On approche. On découvre que l’escalier n’a pas de relief. Il n’est qu’un motif. Mais sitot le colle-t-on de trop près qu’on se rend compte qu’on peut le traverser. Et l’escalier se trouve de l’autre côté, en négatif.
J’ADORE ce genre d’idée.
Ça marche sur tous les aspects : à la fois esthétiquement, symboliquement et surtout significativement.
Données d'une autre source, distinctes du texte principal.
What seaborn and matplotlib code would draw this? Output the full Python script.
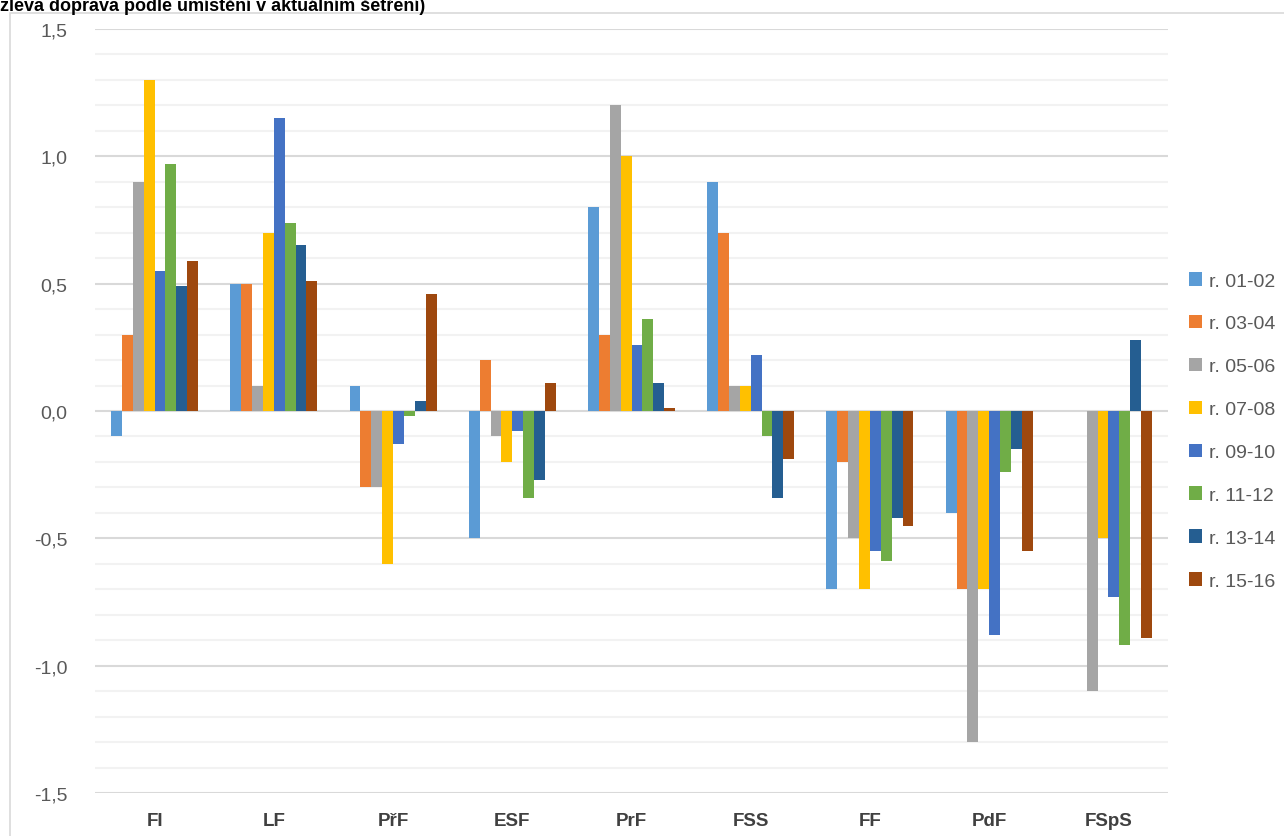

C’est bien simple, à ce moment-là, j’ai eu l’impression de revivre l’échappée de Truman dans le Truman’s Show de Peter Weir… Une sensation qui ressurgira sur le parking nocturne.
Un délice.
…
Et c’est donc sur ce dernier tiers là que, selon moi, Superliminal est parvenu à réussir ce que j’attendais le plus de lui : repousser à nouveau le champ des possibles ; offrir une véritable nouvelle expérience de jeu.
Et même si au fond tout ce propos autour de la perception était déjà un élément intégrant de The Witness, je trouve que sur une expérience de jeu bien plus courte Superliminal parvient à offrir une déclinaison singulièrement différente et que je jugerais presque davantage efficace.
Donc oui, c’est dur après plus de dix ans de productions indés d’être encore original…
…Mais c’est justement pour ça qu’il est indispensable de se ruer sur les jeux qui, aujourd’hui, parviennent encore à l’être.